» **What is being asked**
Give the listing again character for character, but drop the images.
-=-=-
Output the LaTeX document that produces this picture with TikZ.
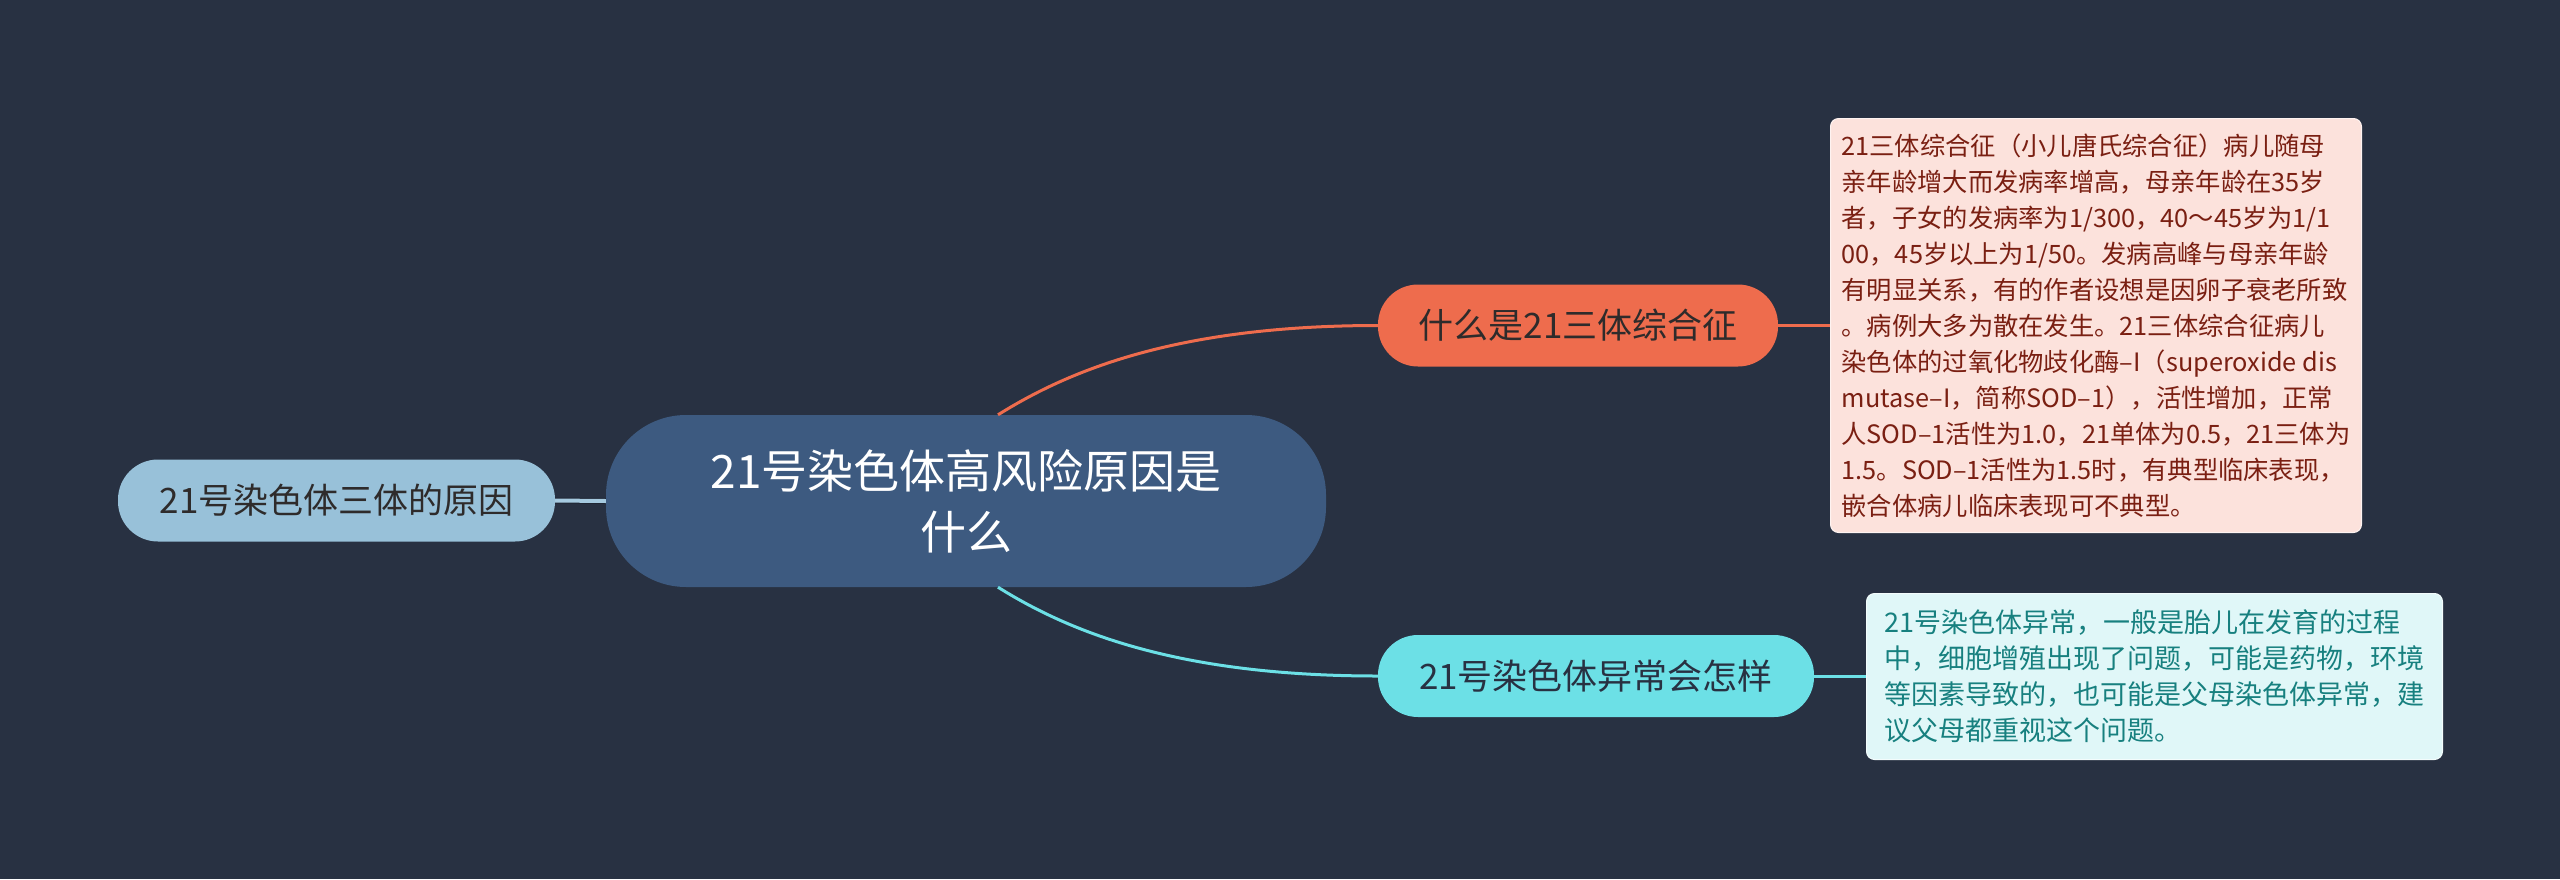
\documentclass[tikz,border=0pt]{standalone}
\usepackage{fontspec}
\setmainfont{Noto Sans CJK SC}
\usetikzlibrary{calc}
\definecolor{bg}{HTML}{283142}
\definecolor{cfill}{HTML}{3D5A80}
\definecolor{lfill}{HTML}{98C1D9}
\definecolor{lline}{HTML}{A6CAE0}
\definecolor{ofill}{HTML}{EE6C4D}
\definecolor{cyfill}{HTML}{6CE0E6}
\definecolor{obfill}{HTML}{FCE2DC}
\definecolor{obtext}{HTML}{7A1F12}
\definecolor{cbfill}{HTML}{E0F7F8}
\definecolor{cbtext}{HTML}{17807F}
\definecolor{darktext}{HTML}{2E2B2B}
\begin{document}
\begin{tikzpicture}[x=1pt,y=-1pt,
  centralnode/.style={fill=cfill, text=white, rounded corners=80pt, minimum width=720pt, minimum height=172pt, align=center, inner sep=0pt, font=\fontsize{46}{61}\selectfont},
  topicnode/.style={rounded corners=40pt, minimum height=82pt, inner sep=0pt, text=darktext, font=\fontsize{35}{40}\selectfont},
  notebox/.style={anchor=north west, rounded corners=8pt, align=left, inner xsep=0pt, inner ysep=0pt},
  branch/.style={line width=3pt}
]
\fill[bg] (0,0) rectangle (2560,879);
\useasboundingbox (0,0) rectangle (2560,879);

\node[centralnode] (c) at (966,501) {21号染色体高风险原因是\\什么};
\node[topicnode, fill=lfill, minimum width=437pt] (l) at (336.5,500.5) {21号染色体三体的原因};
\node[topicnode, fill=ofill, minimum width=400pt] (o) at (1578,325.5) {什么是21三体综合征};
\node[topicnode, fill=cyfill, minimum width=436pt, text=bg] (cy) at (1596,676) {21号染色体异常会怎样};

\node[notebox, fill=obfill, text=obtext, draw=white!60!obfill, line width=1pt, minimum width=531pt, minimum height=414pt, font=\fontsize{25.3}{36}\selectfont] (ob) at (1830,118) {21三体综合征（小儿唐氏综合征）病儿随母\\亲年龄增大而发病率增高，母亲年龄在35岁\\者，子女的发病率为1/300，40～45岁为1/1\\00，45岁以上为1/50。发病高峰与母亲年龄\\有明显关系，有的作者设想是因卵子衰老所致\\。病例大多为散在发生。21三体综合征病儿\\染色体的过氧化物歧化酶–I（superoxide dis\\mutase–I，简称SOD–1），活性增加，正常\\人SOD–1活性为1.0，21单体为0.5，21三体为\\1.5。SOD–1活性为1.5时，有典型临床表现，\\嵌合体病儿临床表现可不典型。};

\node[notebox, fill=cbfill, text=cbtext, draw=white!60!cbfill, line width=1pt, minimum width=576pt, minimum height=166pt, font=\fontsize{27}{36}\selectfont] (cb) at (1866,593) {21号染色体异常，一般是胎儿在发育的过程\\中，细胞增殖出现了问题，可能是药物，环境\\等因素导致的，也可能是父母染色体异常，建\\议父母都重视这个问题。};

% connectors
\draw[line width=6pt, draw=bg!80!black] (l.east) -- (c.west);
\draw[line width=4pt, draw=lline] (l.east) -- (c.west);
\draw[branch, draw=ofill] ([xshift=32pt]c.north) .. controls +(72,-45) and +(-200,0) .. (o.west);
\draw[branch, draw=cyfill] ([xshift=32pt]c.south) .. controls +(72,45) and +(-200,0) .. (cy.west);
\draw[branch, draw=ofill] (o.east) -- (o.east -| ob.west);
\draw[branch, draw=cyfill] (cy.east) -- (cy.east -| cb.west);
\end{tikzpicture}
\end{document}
-=-=-
» **Task output**
Output the LaTeX document that produces this picture with TikZ.
\documentclass[tikz,border=0pt]{standalone}
\usepackage{fontspec}
\setmainfont{Noto Sans CJK SC}
\usetikzlibrary{calc}
\definecolor{bg}{HTML}{283142}
\definecolor{cfill}{HTML}{3D5A80}
\definecolor{lfill}{HTML}{98C1D9}
\definecolor{lline}{HTML}{A6CAE0}
\definecolor{ofill}{HTML}{EE6C4D}
\definecolor{cyfill}{HTML}{6CE0E6}
\definecolor{obfill}{HTML}{FCE2DC}
\definecolor{obtext}{HTML}{7A1F12}
\definecolor{cbfill}{HTML}{E0F7F8}
\definecolor{cbtext}{HTML}{17807F}
\definecolor{darktext}{HTML}{2E2B2B}
\begin{document}
\begin{tikzpicture}[x=1pt,y=-1pt,
  centralnode/.style={fill=cfill, text=white, rounded corners=80pt, minimum width=720pt, minimum height=172pt, align=center, inner sep=0pt, font=\fontsize{46}{61}\selectfont},
  topicnode/.style={rounded corners=40pt, minimum height=82pt, inner sep=0pt, text=darktext, font=\fontsize{35}{40}\selectfont},
  notebox/.style={anchor=north west, rounded corners=8pt, align=left, inner xsep=0pt, inner ysep=0pt},
  branch/.style={line width=3pt}
]
\fill[bg] (0,0) rectangle (2560,879);
\useasboundingbox (0,0) rectangle (2560,879);

\node[centralnode] (c) at (966,501) {21号染色体高风险原因是\\什么};
\node[topicnode, fill=lfill, minimum width=437pt] (l) at (336.5,500.5) {21号染色体三体的原因};
\node[topicnode, fill=ofill, minimum width=400pt] (o) at (1578,325.5) {什么是21三体综合征};
\node[topicnode, fill=cyfill, minimum width=436pt, text=bg] (cy) at (1596,676) {21号染色体异常会怎样};

\node[notebox, fill=obfill, text=obtext, draw=white!60!obfill, line width=1pt, minimum width=531pt, minimum height=414pt, font=\fontsize{25.3}{36}\selectfont] (ob) at (1830,118) {21三体综合征（小儿唐氏综合征）病儿随母\\亲年龄增大而发病率增高，母亲年龄在35岁\\者，子女的发病率为1/300，40～45岁为1/1\\00，45岁以上为1/50。发病高峰与母亲年龄\\有明显关系，有的作者设想是因卵子衰老所致\\。病例大多为散在发生。21三体综合征病儿\\染色体的过氧化物歧化酶–I（superoxide dis\\mutase–I，简称SOD–1），活性增加，正常\\人SOD–1活性为1.0，21单体为0.5，21三体为\\1.5。SOD–1活性为1.5时，有典型临床表现，\\嵌合体病儿临床表现可不典型。};

\node[notebox, fill=cbfill, text=cbtext, draw=white!60!cbfill, line width=1pt, minimum width=576pt, minimum height=166pt, font=\fontsize{27}{36}\selectfont] (cb) at (1866,593) {21号染色体异常，一般是胎儿在发育的过程\\中，细胞增殖出现了问题，可能是药物，环境\\等因素导致的，也可能是父母染色体异常，建\\议父母都重视这个问题。};

% connectors
\draw[line width=6pt, draw=bg!80!black] (l.east) -- (c.west);
\draw[line width=4pt, draw=lline] (l.east) -- (c.west);
\draw[branch, draw=ofill] ([xshift=32pt]c.north) .. controls +(72,-45) and +(-200,0) .. (o.west);
\draw[branch, draw=cyfill] ([xshift=32pt]c.south) .. controls +(72,45) and +(-200,0) .. (cy.west);
\draw[branch, draw=ofill] (o.east) -- (o.east -| ob.west);
\draw[branch, draw=cyfill] (cy.east) -- (cy.east -| cb.west);
\end{tikzpicture}
\end{document}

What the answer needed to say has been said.